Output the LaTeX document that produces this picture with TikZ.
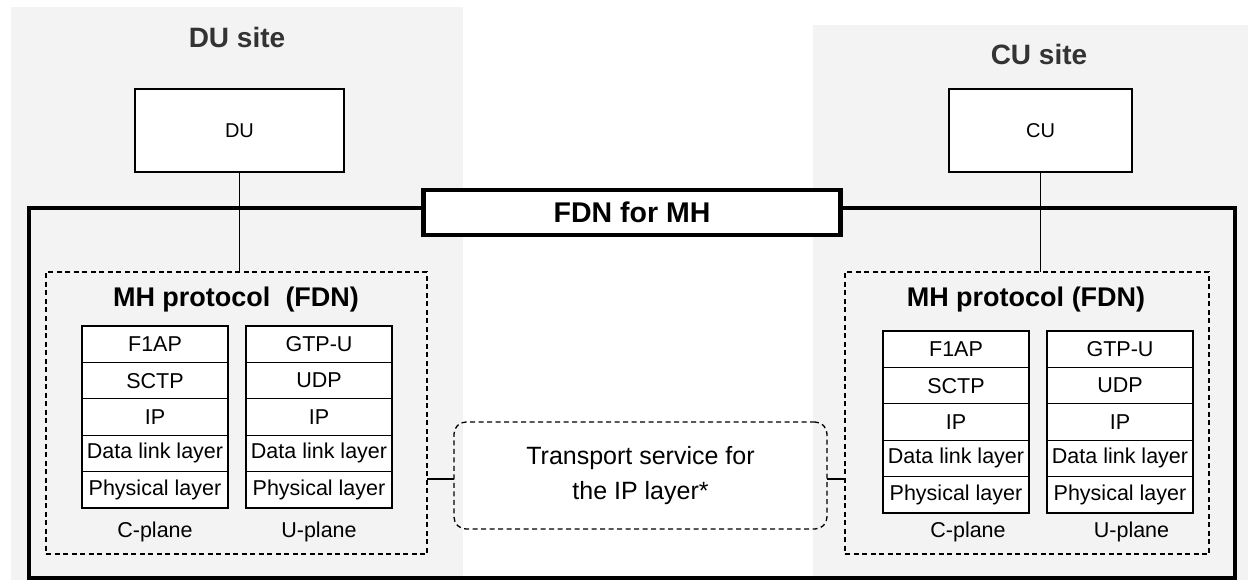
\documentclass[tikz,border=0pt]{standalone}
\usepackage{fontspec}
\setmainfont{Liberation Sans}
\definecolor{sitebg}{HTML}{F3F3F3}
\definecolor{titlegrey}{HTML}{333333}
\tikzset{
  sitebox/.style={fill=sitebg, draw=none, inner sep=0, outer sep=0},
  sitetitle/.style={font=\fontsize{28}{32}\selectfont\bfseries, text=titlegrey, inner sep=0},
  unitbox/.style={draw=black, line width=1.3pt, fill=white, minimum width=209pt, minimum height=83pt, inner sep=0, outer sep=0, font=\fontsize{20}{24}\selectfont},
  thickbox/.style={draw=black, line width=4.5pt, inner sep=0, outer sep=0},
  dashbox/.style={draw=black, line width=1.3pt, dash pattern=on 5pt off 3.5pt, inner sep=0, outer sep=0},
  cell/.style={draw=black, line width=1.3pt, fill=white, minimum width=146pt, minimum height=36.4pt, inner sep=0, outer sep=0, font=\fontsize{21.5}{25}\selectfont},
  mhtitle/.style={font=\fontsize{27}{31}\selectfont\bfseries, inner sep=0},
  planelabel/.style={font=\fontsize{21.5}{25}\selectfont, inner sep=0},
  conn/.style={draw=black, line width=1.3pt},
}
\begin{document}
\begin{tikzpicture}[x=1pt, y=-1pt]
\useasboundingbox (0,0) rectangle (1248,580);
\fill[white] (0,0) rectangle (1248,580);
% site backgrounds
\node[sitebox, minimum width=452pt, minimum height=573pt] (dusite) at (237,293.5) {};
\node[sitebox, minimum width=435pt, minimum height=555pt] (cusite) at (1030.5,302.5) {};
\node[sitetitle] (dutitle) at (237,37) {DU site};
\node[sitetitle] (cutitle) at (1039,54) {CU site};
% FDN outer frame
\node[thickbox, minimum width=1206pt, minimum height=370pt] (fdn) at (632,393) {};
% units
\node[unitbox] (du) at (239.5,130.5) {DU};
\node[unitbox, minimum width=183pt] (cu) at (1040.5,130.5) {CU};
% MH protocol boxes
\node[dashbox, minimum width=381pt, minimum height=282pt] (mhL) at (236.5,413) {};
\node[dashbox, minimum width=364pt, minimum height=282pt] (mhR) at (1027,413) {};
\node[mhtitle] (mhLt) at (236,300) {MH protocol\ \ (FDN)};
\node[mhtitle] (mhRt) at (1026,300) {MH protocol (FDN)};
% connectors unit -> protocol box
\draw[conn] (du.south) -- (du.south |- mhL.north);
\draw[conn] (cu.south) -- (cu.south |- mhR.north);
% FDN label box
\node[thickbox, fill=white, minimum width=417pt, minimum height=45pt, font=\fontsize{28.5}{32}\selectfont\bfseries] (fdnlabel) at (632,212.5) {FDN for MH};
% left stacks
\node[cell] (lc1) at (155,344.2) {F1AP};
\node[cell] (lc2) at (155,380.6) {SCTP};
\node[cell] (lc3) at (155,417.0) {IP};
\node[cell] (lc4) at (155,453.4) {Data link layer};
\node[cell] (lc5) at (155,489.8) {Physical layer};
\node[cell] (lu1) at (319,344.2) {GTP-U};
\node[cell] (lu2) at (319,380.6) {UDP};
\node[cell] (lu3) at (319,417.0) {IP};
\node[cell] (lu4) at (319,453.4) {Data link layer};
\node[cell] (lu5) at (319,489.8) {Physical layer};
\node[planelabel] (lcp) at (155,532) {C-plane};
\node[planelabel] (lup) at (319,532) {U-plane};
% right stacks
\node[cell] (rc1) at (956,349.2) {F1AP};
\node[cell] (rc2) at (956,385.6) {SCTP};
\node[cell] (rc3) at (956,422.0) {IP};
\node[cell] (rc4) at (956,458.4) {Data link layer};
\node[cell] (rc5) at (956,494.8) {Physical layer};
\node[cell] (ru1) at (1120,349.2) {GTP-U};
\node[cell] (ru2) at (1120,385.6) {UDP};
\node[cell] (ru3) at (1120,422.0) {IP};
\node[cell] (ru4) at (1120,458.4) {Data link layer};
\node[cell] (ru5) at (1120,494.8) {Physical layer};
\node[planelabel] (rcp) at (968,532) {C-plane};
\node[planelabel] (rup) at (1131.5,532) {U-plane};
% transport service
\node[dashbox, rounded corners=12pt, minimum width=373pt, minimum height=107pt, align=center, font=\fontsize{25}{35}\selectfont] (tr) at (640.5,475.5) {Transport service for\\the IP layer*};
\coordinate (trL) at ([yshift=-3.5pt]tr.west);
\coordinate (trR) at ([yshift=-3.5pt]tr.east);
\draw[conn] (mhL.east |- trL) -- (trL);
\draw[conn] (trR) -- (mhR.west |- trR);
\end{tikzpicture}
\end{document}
***
Copy all the lines of data exactly as they appear, dropping any images.

Output the LaTeX document that produces this picture with TikZ.
\documentclass[tikz,border=0pt]{standalone}
\usepackage{fontspec}
\setmainfont{Liberation Sans}
\definecolor{sitebg}{HTML}{F3F3F3}
\definecolor{titlegrey}{HTML}{333333}
\tikzset{
  sitebox/.style={fill=sitebg, draw=none, inner sep=0, outer sep=0},
  sitetitle/.style={font=\fontsize{28}{32}\selectfont\bfseries, text=titlegrey, inner sep=0},
  unitbox/.style={draw=black, line width=1.3pt, fill=white, minimum width=209pt, minimum height=83pt, inner sep=0, outer sep=0, font=\fontsize{20}{24}\selectfont},
  thickbox/.style={draw=black, line width=4.5pt, inner sep=0, outer sep=0},
  dashbox/.style={draw=black, line width=1.3pt, dash pattern=on 5pt off 3.5pt, inner sep=0, outer sep=0},
  cell/.style={draw=black, line width=1.3pt, fill=white, minimum width=146pt, minimum height=36.4pt, inner sep=0, outer sep=0, font=\fontsize{21.5}{25}\selectfont},
  mhtitle/.style={font=\fontsize{27}{31}\selectfont\bfseries, inner sep=0},
  planelabel/.style={font=\fontsize{21.5}{25}\selectfont, inner sep=0},
  conn/.style={draw=black, line width=1.3pt},
}
\begin{document}
\begin{tikzpicture}[x=1pt, y=-1pt]
\useasboundingbox (0,0) rectangle (1248,580);
\fill[white] (0,0) rectangle (1248,580);
% site backgrounds
\node[sitebox, minimum width=452pt, minimum height=573pt] (dusite) at (237,293.5) {};
\node[sitebox, minimum width=435pt, minimum height=555pt] (cusite) at (1030.5,302.5) {};
\node[sitetitle] (dutitle) at (237,37) {DU site};
\node[sitetitle] (cutitle) at (1039,54) {CU site};
% FDN outer frame
\node[thickbox, minimum width=1206pt, minimum height=370pt] (fdn) at (632,393) {};
% units
\node[unitbox] (du) at (239.5,130.5) {DU};
\node[unitbox, minimum width=183pt] (cu) at (1040.5,130.5) {CU};
% MH protocol boxes
\node[dashbox, minimum width=381pt, minimum height=282pt] (mhL) at (236.5,413) {};
\node[dashbox, minimum width=364pt, minimum height=282pt] (mhR) at (1027,413) {};
\node[mhtitle] (mhLt) at (236,300) {MH protocol\ \ (FDN)};
\node[mhtitle] (mhRt) at (1026,300) {MH protocol (FDN)};
% connectors unit -> protocol box
\draw[conn] (du.south) -- (du.south |- mhL.north);
\draw[conn] (cu.south) -- (cu.south |- mhR.north);
% FDN label box
\node[thickbox, fill=white, minimum width=417pt, minimum height=45pt, font=\fontsize{28.5}{32}\selectfont\bfseries] (fdnlabel) at (632,212.5) {FDN for MH};
% left stacks
\node[cell] (lc1) at (155,344.2) {F1AP};
\node[cell] (lc2) at (155,380.6) {SCTP};
\node[cell] (lc3) at (155,417.0) {IP};
\node[cell] (lc4) at (155,453.4) {Data link layer};
\node[cell] (lc5) at (155,489.8) {Physical layer};
\node[cell] (lu1) at (319,344.2) {GTP-U};
\node[cell] (lu2) at (319,380.6) {UDP};
\node[cell] (lu3) at (319,417.0) {IP};
\node[cell] (lu4) at (319,453.4) {Data link layer};
\node[cell] (lu5) at (319,489.8) {Physical layer};
\node[planelabel] (lcp) at (155,532) {C-plane};
\node[planelabel] (lup) at (319,532) {U-plane};
% right stacks
\node[cell] (rc1) at (956,349.2) {F1AP};
\node[cell] (rc2) at (956,385.6) {SCTP};
\node[cell] (rc3) at (956,422.0) {IP};
\node[cell] (rc4) at (956,458.4) {Data link layer};
\node[cell] (rc5) at (956,494.8) {Physical layer};
\node[cell] (ru1) at (1120,349.2) {GTP-U};
\node[cell] (ru2) at (1120,385.6) {UDP};
\node[cell] (ru3) at (1120,422.0) {IP};
\node[cell] (ru4) at (1120,458.4) {Data link layer};
\node[cell] (ru5) at (1120,494.8) {Physical layer};
\node[planelabel] (rcp) at (968,532) {C-plane};
\node[planelabel] (rup) at (1131.5,532) {U-plane};
% transport service
\node[dashbox, rounded corners=12pt, minimum width=373pt, minimum height=107pt, align=center, font=\fontsize{25}{35}\selectfont] (tr) at (640.5,475.5) {Transport service for\\the IP layer*};
\coordinate (trL) at ([yshift=-3.5pt]tr.west);
\coordinate (trR) at ([yshift=-3.5pt]tr.east);
\draw[conn] (mhL.east |- trL) -- (trL);
\draw[conn] (trR) -- (mhR.west |- trR);
\end{tikzpicture}
\end{document}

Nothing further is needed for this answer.